By comparison, our Mid-case scenario for total supply, including imports, is slated to grow by a much more modest 16.6 Bcf/d in the same period to 119 Bcf/d by 2028. Breaking that down further, we expect production to grow by 17.9 Bcf/d to a total of 114.8 Bcf/d by then. After this year, we expect growth to moderate and average 2.5 Bcf/d per year through 2028. Net imports from Canada are also expected to taper somewhat in the coming years, as LNG exports emerge as a major demand source in Western Canada and compete with pipeline exports for production and pipeline capacity. What that means for our Mid-case supply-demand scenario is that the Lower 48 balance goes from being supply-long in 2023 to being ~2 Bcf/d short by 2024, and worse, to negative 4.3 Bcf/d by 2027.
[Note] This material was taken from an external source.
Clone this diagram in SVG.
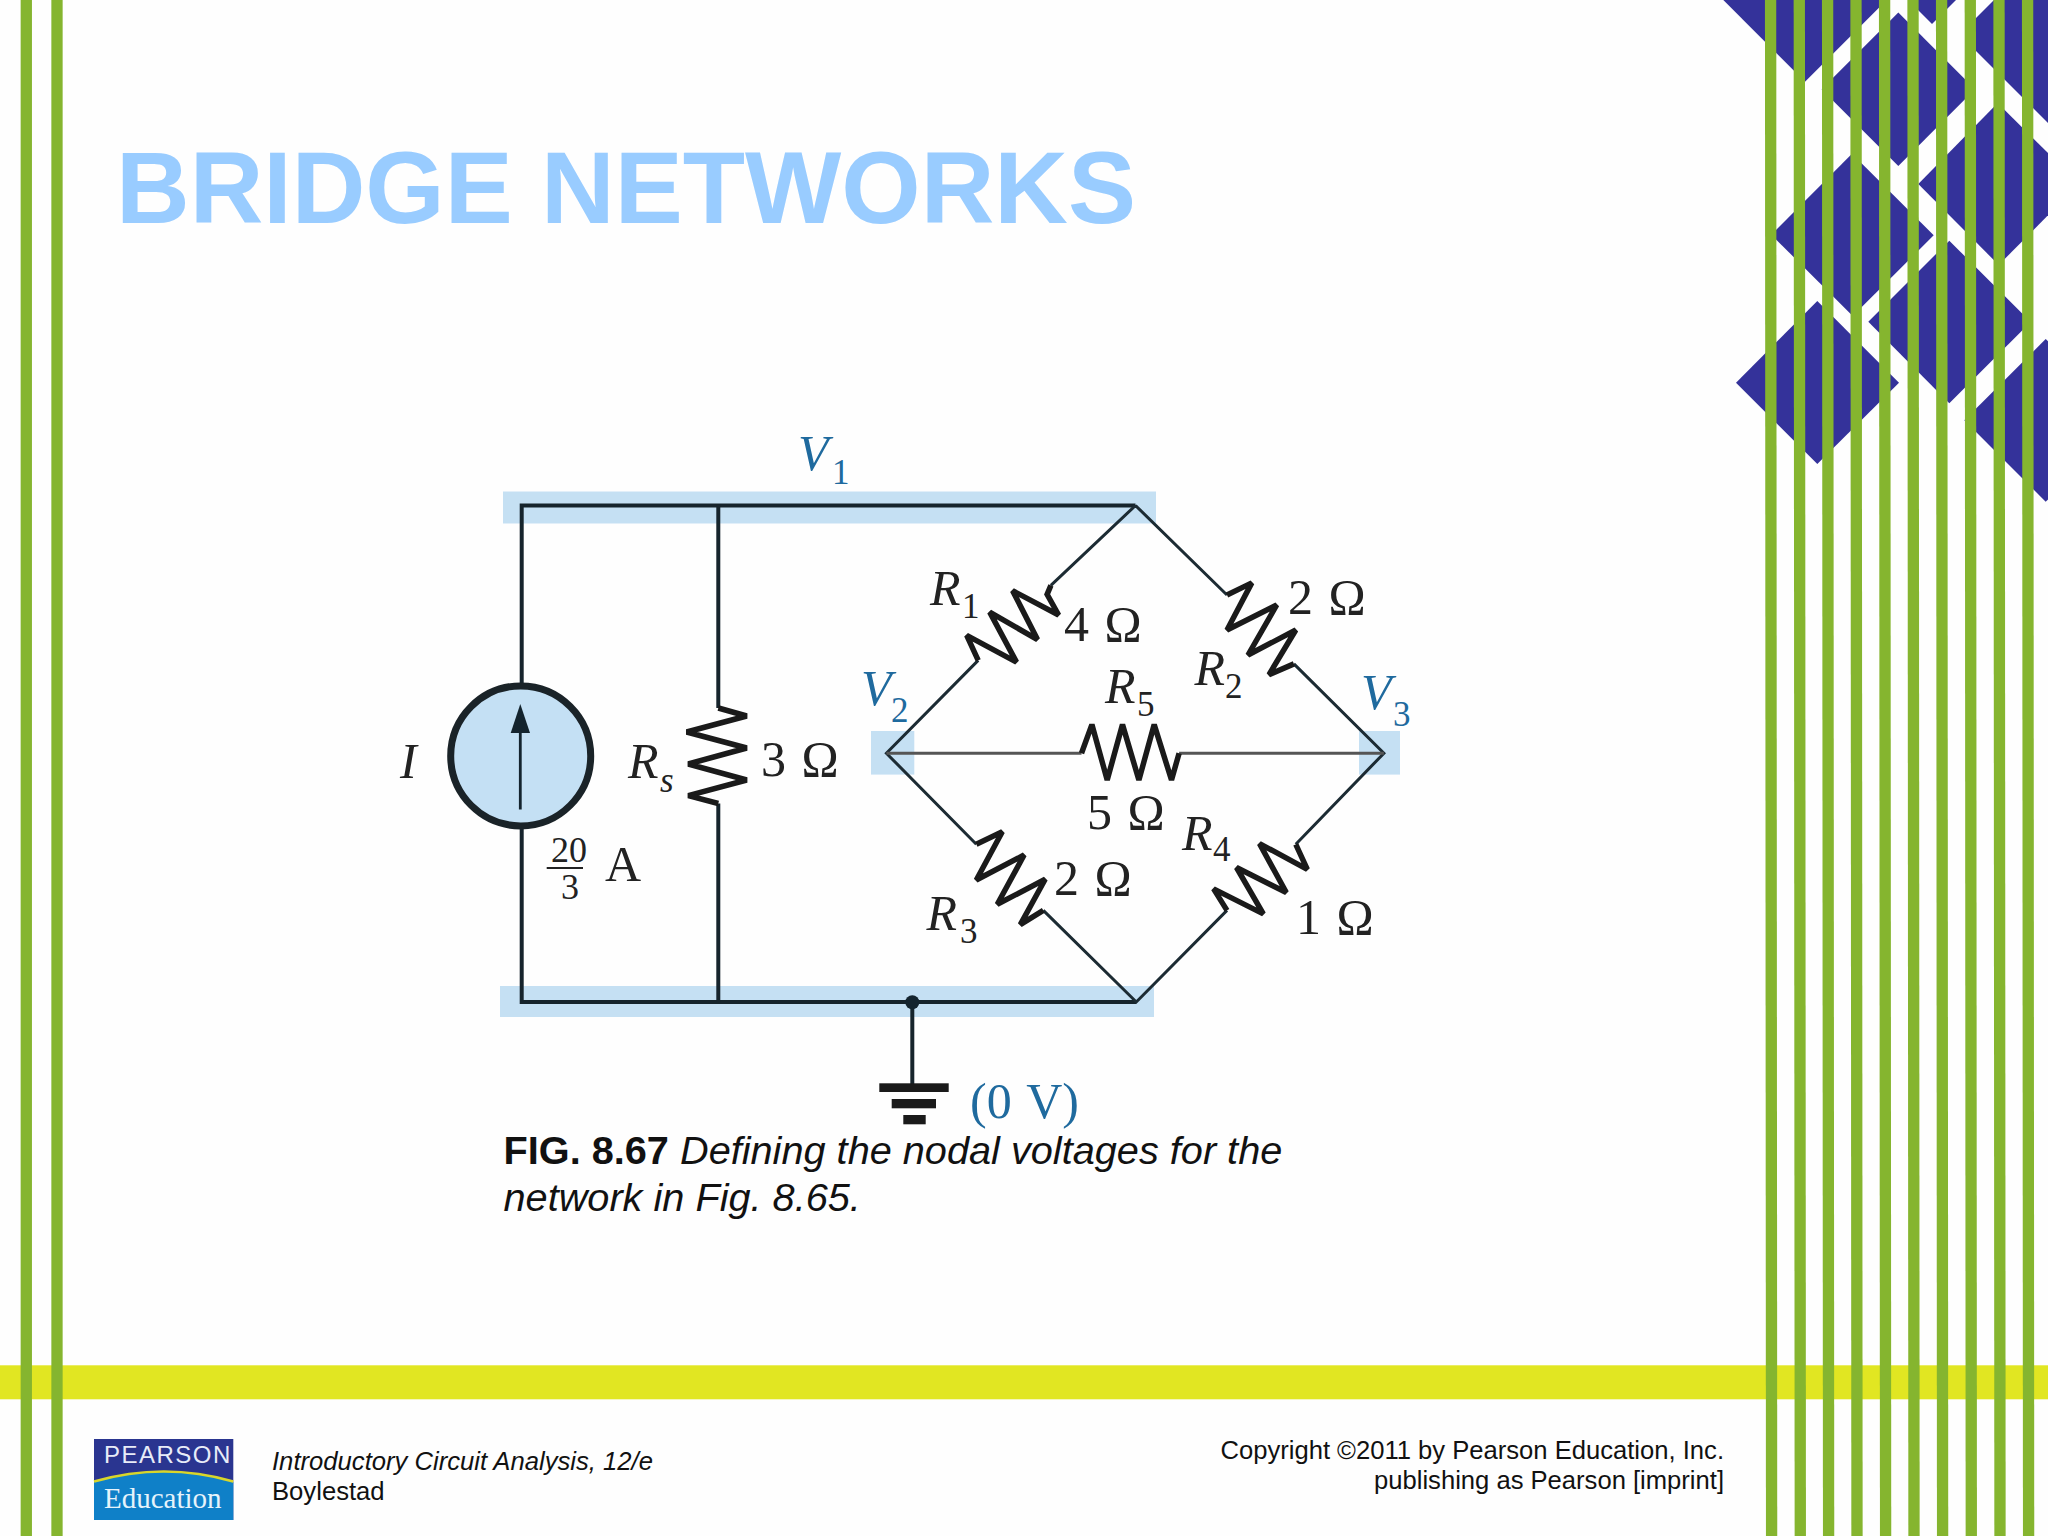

In other words, the Lower 48 gas market is headed for a period of gas shortages, driven by export growth and piecemeal production growth dependent on midstream development. Of course, there are risks to this outlook. A massive storage surplus this year could spill into next year and delay the onset of a gas shortfall. A delay in LNG export capacity additions, or extended disruptions like the Freeport outage, would have a similar effect. On the other hand, midstream constraints that stymie production growth could bring it on sooner. And weather will remain the constant wildcard. But the bottom line is that with the onslaught of LNG exports, the odds of oversupply conditions extending beyond 2023 in the Lower 48 gas market have vastly diminished.